* BEGIN *
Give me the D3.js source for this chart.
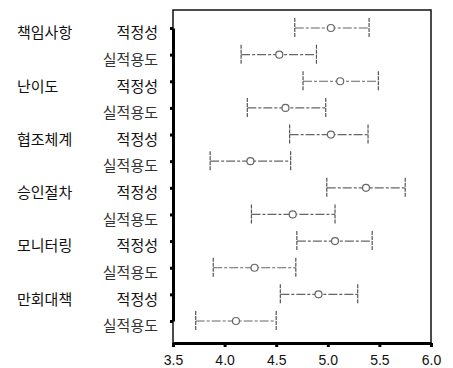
<!DOCTYPE html>
<html>
<head>
<meta charset="utf-8">
<script src="https://cdn.jsdelivr.net/npm/d3@7"></script>
<style>
  body { margin: 0; background: #fff; }
  svg { display: block; }
</style>
</head>
<body>
<div id="graph"></div>
<script>
// rows, top to bottom
const groups = ["책임사항", "난이도", "협조체계", "승인절차", "모니터링", "만회대책"];
const measures = ["적정성", "실적용도"];
const means = [5.03, 4.53, 5.12, 4.59, 5.03, 4.25, 5.37, 4.66, 5.07, 4.29, 4.91, 4.11];
const lower = [4.68, 4.16, 4.76, 4.22, 4.63, 3.86, 4.99, 4.26, 4.70, 3.89, 4.54, 3.72];
const upper = [5.40, 4.89, 5.49, 4.98, 5.39, 4.64, 5.75, 5.07, 5.43, 4.69, 5.29, 4.50];
const xTicks = [3.5, 4.0, 4.5, 5.0, 5.5, 6.0];

const width = 453, height = 368;
const margins = { top: 10, right: 22, bottom: 25, left: 173 };

const rows = [];
groups.forEach(function(g) {
    measures.forEach(function(m) { rows.push(g + "|" + m); });
});

const xScale = d3.scaleLinear()
    .domain([3.5, 6.0])
    .range([margins.left, width - margins.right]);

const yScale = d3.scalePoint()
    .domain(rows)
    .range([28, 321]);

const svg = d3.select("#graph").append("svg")
    .attr("width", width)
    .attr("height", height);

// frame
svg.append("rect")
    .attr("x", margins.left)
    .attr("y", margins.top)
    .attr("width", width - margins.right - margins.left)
    .attr("height", height - margins.bottom - margins.top)
    .attr("fill", "none")
    .attr("stroke", "#111")
    .attr("stroke-width", 1.5);

// error bars
const bars = svg.selectAll(".bar")
    .data(rows)
    .enter().append("g")
    .attr("class", "bar");

bars.append("line")
    .attr("x1", (d, i) => xScale(lower[i]))
    .attr("x2", (d, i) => xScale(upper[i]))
    .attr("y1", d => yScale(d))
    .attr("y2", d => yScale(d))
    .attr("stroke", "#666")
    .attr("stroke-width", 1.2)
    .attr("stroke-dasharray", "9,2,3,2");

bars.selectAll(".cap")
    .data((d, i) => [lower[i], upper[i]].map(v => ({ v: v, y: yScale(d) })))
    .enter().append("line")
    .attr("class", "cap")
    .attr("x1", d => xScale(d.v))
    .attr("x2", d => xScale(d.v))
    .attr("y1", d => d.y - 10)
    .attr("y2", d => d.y + 10)
    .attr("stroke", "#555")
    .attr("stroke-width", 1.2)
    .attr("stroke-dasharray", "4,1");

bars.append("circle")
    .attr("cx", (d, i) => xScale(means[i]))
    .attr("cy", d => yScale(d))
    .attr("r", 3.5)
    .attr("fill", "#fff")
    .attr("stroke", "#666")
    .attr("stroke-width", 1.2);

// X-axis
const xAxis = svg.append("g")
    .attr("transform", "translate(0," + (height - margins.bottom) + ")")
    .call(d3.axisBottom(xScale).tickValues(xTicks).tickFormat(d3.format(".1f")).tickSize(4).tickSizeOuter(0));
xAxis.select(".domain").attr("stroke", "#000").attr("stroke-width", 3);
xAxis.selectAll(".tick line").attr("stroke", "#000").attr("stroke-width", 3);
xAxis.selectAll(".tick text")
    .attr("y", 12)
    .style("font-family", "'Liberation Sans Narrow', 'Liberation Sans', Arial, sans-serif")
    .style("font-size", "14px")
    .attr("fill", "#111");

// Y-axis (ticks only, labels drawn separately)
const yAxis = svg.append("g")
    .attr("transform", "translate(" + margins.left + ",0)")
    .call(d3.axisLeft(yScale).tickSize(3).tickFormat("").tickSizeOuter(0));
yAxis.select(".domain").attr("stroke", "#000").attr("stroke-width", 3);
yAxis.selectAll(".tick line").attr("stroke", "#000").attr("stroke-width", 3);

// labels
const labelFont = "'Noto Sans CJK KR', sans-serif";
svg.selectAll(".mlabel")
    .data(rows)
    .enter().append("text")
    .attr("class", "mlabel")
    .attr("x", 158)
    .attr("y", d => yScale(d) + 5)
    .attr("dy", ".35em")
    .style("text-anchor", "end")
    .style("font-family", labelFont)
    .style("font-size", "15px")
    .attr("fill", (d, i) => i % 2 === 0 ? "#111" : "#333")
    .text(d => d.split("|")[1]);

svg.selectAll(".glabel")
    .data(groups)
    .enter().append("text")
    .attr("class", "glabel")
    .attr("x", 17)
    .attr("y", d => yScale(d + "|" + measures[0]) + 5)
    .attr("dy", ".35em")
    .style("font-family", labelFont)
    .style("font-size", "15px")
    .attr("fill", "#111")
    .text(d => d);
</script>
</body>
</html>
* END *
▶ [Given instruction]: Quote, exactly and only, the lines from the first line of the data above through the line containing "width - margins.right]);". The pictures do not belong in it.

▶ [Task solution]:
Give me the D3.js source for this chart.
<!DOCTYPE html>
<html>
<head>
<meta charset="utf-8">
<script src="https://cdn.jsdelivr.net/npm/d3@7"></script>
<style>
  body { margin: 0; background: #fff; }
  svg { display: block; }
</style>
</head>
<body>
<div id="graph"></div>
<script>
// rows, top to bottom
const groups = ["책임사항", "난이도", "협조체계", "승인절차", "모니터링", "만회대책"];
const measures = ["적정성", "실적용도"];
const means = [5.03, 4.53, 5.12, 4.59, 5.03, 4.25, 5.37, 4.66, 5.07, 4.29, 4.91, 4.11];
const lower = [4.68, 4.16, 4.76, 4.22, 4.63, 3.86, 4.99, 4.26, 4.70, 3.89, 4.54, 3.72];
const upper = [5.40, 4.89, 5.49, 4.98, 5.39, 4.64, 5.75, 5.07, 5.43, 4.69, 5.29, 4.50];
const xTicks = [3.5, 4.0, 4.5, 5.0, 5.5, 6.0];

const width = 453, height = 368;
const margins = { top: 10, right: 22, bottom: 25, left: 173 };

const rows = [];
groups.forEach(function(g) {
    measures.forEach(function(m) { rows.push(g + "|" + m); });
});

const xScale = d3.scaleLinear()
    .domain([3.5, 6.0])
    .range([margins.left, width - margins.right]);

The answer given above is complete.